Thomas Carroll, the president of the non-partisan school choice advocacy Invest in Education, disputed many of McCluskey’s assertions, and gave tentative support to a push for national school choice. His main argument was that the combination of Republican majorities in both houses of Congress and a Republican president gives school choice activists a “once-in-a-lifetime” opportunity to pass legislation over the teachers’ unions’ objections.
Carroll said that, like McCluskey, he would only support a national tax credit scholarship program that comes without onerous regulations. Carroll also conceded that there was a risk of the federal government using the program in the future as an excuse to interfere in private schools, but he also noted that most such K-12 schools already take federal dollars for low-income students, so that threat already exists anyway.

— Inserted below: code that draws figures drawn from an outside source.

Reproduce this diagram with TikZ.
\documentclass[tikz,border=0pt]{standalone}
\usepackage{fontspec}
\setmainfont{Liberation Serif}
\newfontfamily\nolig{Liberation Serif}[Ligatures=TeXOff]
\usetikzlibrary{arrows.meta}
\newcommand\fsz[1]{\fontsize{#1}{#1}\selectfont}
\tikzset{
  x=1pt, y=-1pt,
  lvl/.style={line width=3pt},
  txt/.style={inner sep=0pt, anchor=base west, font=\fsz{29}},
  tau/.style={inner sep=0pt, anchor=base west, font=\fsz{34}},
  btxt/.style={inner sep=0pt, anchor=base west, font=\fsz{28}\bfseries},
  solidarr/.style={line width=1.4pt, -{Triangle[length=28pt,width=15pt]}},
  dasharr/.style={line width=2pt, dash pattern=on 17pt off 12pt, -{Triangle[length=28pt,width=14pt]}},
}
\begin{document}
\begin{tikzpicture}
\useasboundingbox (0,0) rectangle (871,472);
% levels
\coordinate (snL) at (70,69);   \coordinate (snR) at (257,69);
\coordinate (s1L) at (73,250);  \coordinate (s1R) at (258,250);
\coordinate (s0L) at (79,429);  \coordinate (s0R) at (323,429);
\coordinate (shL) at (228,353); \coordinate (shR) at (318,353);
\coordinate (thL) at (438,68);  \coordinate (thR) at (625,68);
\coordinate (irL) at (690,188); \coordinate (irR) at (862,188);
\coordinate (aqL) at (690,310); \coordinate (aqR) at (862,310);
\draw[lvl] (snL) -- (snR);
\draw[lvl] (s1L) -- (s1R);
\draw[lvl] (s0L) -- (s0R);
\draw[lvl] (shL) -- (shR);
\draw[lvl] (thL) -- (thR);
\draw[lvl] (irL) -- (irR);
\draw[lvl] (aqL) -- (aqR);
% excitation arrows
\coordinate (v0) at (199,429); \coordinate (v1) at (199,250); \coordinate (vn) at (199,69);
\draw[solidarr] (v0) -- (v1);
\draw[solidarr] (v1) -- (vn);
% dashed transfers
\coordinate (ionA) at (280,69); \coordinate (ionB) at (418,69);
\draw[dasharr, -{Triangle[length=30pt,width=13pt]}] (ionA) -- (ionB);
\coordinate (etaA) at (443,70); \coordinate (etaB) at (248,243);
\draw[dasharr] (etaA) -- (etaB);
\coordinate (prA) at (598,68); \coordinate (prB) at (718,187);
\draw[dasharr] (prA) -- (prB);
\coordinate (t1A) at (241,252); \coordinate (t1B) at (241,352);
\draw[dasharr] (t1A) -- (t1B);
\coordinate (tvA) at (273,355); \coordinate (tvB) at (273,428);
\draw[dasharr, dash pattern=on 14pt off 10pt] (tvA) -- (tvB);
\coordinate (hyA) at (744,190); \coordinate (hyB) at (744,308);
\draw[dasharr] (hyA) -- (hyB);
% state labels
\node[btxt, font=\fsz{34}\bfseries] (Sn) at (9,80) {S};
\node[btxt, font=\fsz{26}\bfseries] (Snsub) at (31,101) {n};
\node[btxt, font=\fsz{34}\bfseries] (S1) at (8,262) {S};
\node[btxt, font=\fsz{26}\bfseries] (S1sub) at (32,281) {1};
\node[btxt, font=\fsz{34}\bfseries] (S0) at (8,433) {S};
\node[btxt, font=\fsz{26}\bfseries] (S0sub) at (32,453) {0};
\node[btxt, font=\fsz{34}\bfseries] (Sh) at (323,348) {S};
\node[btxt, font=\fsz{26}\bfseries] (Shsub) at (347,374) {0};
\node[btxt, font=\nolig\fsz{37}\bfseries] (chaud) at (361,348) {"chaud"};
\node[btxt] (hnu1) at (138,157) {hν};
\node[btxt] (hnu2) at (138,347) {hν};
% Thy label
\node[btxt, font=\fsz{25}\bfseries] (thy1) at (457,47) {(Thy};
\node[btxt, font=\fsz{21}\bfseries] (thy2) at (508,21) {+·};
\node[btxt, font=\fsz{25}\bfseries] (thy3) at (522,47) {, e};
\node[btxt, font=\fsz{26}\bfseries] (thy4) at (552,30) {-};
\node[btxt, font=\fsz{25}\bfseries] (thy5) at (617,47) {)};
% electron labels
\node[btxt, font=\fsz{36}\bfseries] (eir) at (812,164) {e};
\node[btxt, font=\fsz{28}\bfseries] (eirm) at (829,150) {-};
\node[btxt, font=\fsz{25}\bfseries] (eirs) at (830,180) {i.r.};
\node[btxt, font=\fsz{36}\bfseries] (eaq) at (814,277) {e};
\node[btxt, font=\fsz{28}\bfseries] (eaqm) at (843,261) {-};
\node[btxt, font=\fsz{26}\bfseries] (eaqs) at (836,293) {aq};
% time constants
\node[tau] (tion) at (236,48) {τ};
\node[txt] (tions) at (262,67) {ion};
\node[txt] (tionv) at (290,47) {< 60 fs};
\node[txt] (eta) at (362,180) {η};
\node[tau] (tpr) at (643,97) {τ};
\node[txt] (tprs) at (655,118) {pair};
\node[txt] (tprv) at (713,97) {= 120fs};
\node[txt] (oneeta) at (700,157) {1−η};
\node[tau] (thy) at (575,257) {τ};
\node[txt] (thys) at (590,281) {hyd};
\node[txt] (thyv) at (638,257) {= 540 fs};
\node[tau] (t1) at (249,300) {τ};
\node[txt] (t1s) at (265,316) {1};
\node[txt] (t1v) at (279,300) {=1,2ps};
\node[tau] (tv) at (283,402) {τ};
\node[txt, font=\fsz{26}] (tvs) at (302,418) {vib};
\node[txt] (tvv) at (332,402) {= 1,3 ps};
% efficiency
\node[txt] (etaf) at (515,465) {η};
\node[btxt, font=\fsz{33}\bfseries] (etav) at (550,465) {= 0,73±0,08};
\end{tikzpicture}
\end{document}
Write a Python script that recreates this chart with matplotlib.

Carroll argued that because the progressive interests backed by the unions would always be a threat to the right’s school choice agenda, conservatives should instead capitalize on political tailwinds and focus on passing the school choice initiative—and then dig in for a long defensive fight.
“I like to joke that after a nuclear attack, the only thing left will be cockroaches and the teachers unions… I say that actually with admiration,” said Carroll to the audience’s laughter.
Carroll also disputed McCluskey’s argument that the federal education department’s role is unconstitutional, by pointing to the fact that the courts have not struck down its core functions in the decades it has operated since the Carter administration.
Two more school choice proponents followed Carroll and McCluskey on stage for a second panel oriented toward coloring in the wonky details of what an effective school choice tax credit scholarship program would look like. One of the participants, Travis Pillow, the editor of the Florida-based conservative educational news outlet redefinED, fielded a question from InsideSources during a question and answer portion of the event that further illustrated the political complexities for Republicans hoping to act on the president’s agenda.
When asked whether opposition from rural conservatives, who tend to be more attached to their public schools, poses a threat to the passage of school choice legislation, Pillow answered affirmatively:
Regardless, Pillow argued that the concerns expressed by those lawmakers about the impracticality of school choice in rural areas mostly don’t hold water. He cited the example of high usage of Florida’s tax credit scholarships in rural counties, particularly for students seeking to attend private schools, as evidence.
One element that could work in the school-choice coalition’s favor is the widespread expectation that the tax credit scholarship will be part of a larger tax reform push, that is (on paper) agreeable to all of the Republican conference. The hope is that the measure can pass under-the-radar with the help of sweeteners in other areas of the overhaul.
Nonetheless, if considered in isolation, a national school choice tax credit scholarship initiative would likely be a heavy lift for mainstream GOP leaders acting on their own.